There is a widely held belief that when you hold your newborn for the first time, you'll experience otherworldly levels of joy.
You'll cry, you'll laugh, and rainbows will form outside the birth room. Unicorns will carry down from the peak of that rainbow a blanket to wrap your child in, once you're done with your skin-to-skin contact.
And maybe that does happen. With our first child, my partner went through a difficult labor with a few more interventions than we expected. When our daughter was finally born, there was sense of extreme relief and an overwhelming outpouring of love.
We both held our baby, crying so much that it was hard for us to make out specific features of her face. I immediately felt love for her, as can happen.
With our second child, things just weren't the same. Thankfully, the labor was easier for my partner, and the delivery was performed with the help of our midwife with no intervention. And then I experienced things I hadn't planned for. I thought the emotions would be the same the second time around. The immediate outpouring of love. And I did love her but it was somehow different.

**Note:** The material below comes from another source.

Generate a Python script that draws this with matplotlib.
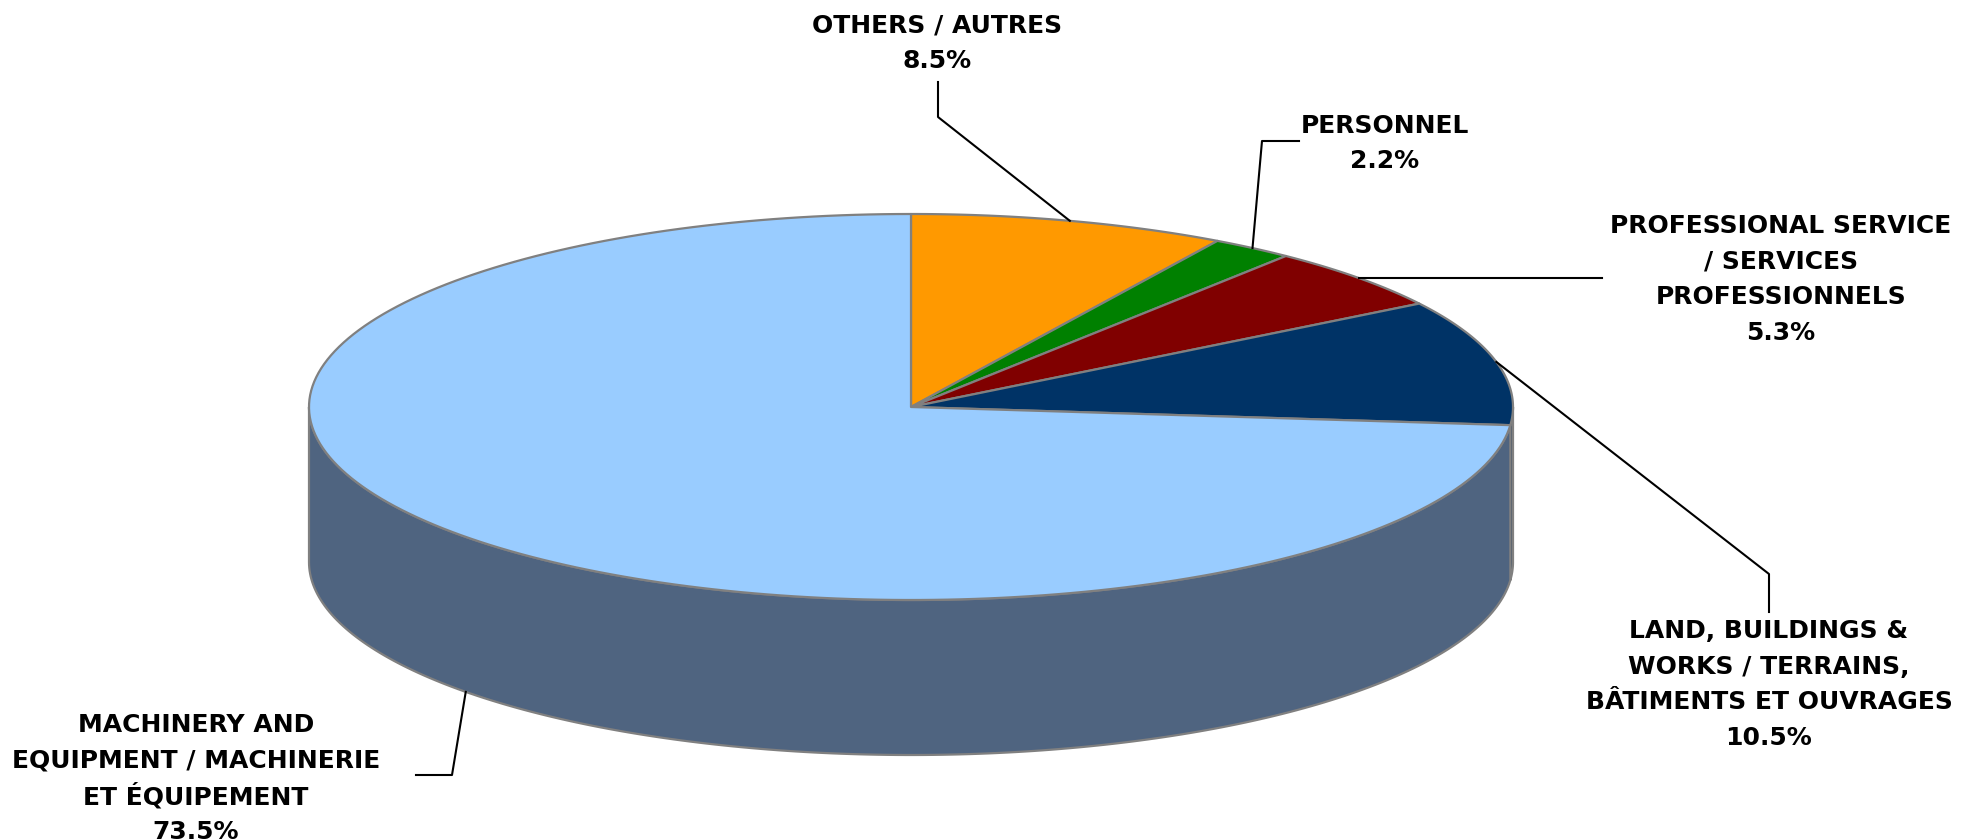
import numpy as np
import matplotlib.pyplot as plt
from matplotlib.patches import Polygon

plt.rcParams["font.family"] = ["DejaVu Sans"]

# data
labels = [
    ["OTHERS / AUTRES"],
    ["PERSONNEL"],
    ["PROFESSIONAL SERVICE", "/ SERVICES", "PROFESSIONNELS"],
    ["LAND, BUILDINGS &", "WORKS / TERRAINS,", "BÂTIMENTS ET OUVRAGES"],
    ["MACHINERY AND", "EQUIPMENT / MACHINERIE", "ET ÉQUIPEMENT"],
]
values = [8.5, 2.2, 5.3, 10.5, 73.5]
top_colors = ["#FF9900", "#008000", "#800000", "#003366", "#99CCFF"]
side_colors = ["#B36B00", "#005A00", "#5A0000", "#00234A", "#4F6480"]

# label block centres (pixels)
label_pos = [(937, 41), (1385, 141), (1781, 277), (1769, 682), (196, 776)]

W, H = 1978, 840
cx, cy = 911, 407
rx, ry = 602, 193
depth = 155
line_gap = 35.5

fig = plt.figure(figsize=(W / 100, H / 100), dpi=100)
ax = fig.add_axes([0, 0, 1, 1])
ax.set_xlim(0, W)
ax.set_ylim(H, 0)
ax.axis("off")


def ellipse_pts(t0, t1, dy=0, n=200):
    t = np.radians(np.linspace(t0, t1, n))
    return np.column_stack([cx + rx * np.cos(t), cy - ry * np.sin(t) + dy])


fracs = np.array(values) / sum(values)
starts = 90 - 360 * np.concatenate([[0], np.cumsum(fracs)[:-1]])
ends = starts - 360 * fracs

edge = "#808080"

# side walls (front half: angles between -180 and 0)
for s, e, c in zip(starts, ends, side_colors):
    a = min(s, 0)
    b = max(e, -180)
    if a <= b:
        continue
    top = ellipse_pts(a, b)
    bot = ellipse_pts(b, a, dy=depth)
    ax.add_patch(Polygon(np.vstack([top, bot]), closed=True, facecolor=c,
                         edgecolor=edge, lw=1.6, joinstyle="round"))

# top faces
for s, e, c in zip(starts, ends, top_colors):
    pts = np.vstack([[cx, cy], ellipse_pts(s, e)])
    ax.add_patch(Polygon(pts, closed=True, facecolor=c, edgecolor=edge,
                         lw=1.6, joinstyle="round"))

# labels, one text per line so spacing stays even
for lab, v, (lx, ly) in zip(labels, values, label_pos):
    lines = lab + [f"{v:.1f}%"]
    n = len(lines)
    for i, s in enumerate(lines):
        y = ly + (i - (n - 1) / 2) * line_gap
        ax.text(lx, y, s, ha="center", va="center_baseline",
                fontsize=18, fontweight="bold", color="black")

# leader lines
mids = (starts + ends) / 2


def anchor(i, dy=0):
    t = np.radians(mids[i])
    return cx + rx * np.cos(t), cy - ry * np.sin(t) + dy


a2 = anchor(2)
leaders = [
    [(938, 82), (938, 117), anchor(0)],
    [(1299, 141), (1262, 141), anchor(1)],
    [(1602, a2[1]), a2],
    [(1769, 612), (1769, 574), anchor(3)],
    [(416, 775), (452, 775), anchor(4, depth)],
]
for path in leaders:
    xs, ys = zip(*path)
    ax.plot(xs, ys, color="black", lw=1.5)

fig.savefig("out.png", dpi=100, facecolor="white")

I'd held a newborn before, I'd seen my daughter resting her seconds-old head on my partner before. I waited and waited for the same feelings I had felt with our firstborn to return. I felt ashamed that they weren't there immediately. It didn't matter how long I stared at her or how long I held her, I couldn't force the same reaction I had had with my first daughter.
And I felt terrible. And I told nobody.
I didn't want it to appear as though I had a favorite child. I didn't want others to think: "well, you didn't carry the baby so you can't know that immediate bond." So I faked my way through the first few days, thinking, "I've done this before, I can do it again." I was on autopilot, as parents are known to be for the first few sleepless nights. Rock, feed, change diaper, repeat.
Then a few weeks in to this horrible feeling, seeing nothing more than a new expression on her face, I felt it. The overwhelming love, the tears, the joy at having a new little girl in my life. In retrospect, I think it was seeing something that I hadn't seen in my first daughter that really made me realize how different our two daughters could be.
It was just a little spit blowing and a look in her eyes that seemed to say: "I'll never give you a moment where you don't need to be watching me." But right then, I could finally see the completely different path this little girl would take -- different from the older sibling who was always begging me to hold her sister.
And as soon as I could see that, I was hooked. Kids gain personalities really early on in life, be it in the way they lie down, the way they sleep (or refuse to), the way they eat and the way they look at your face. And to me, the best part of parenting is helping them grow that personality. It doesn't matter if they're quiet or outgoing, if they like reading or if they like running. It doesn't even matter if we can't possibly envision what that child may grow up to be.
The fun for me is in the fart jokes, the nuzzles and the languages my girls make up between them. I remember falling in love with them for the first time, and I remember falling more in love with them at so many points along the way.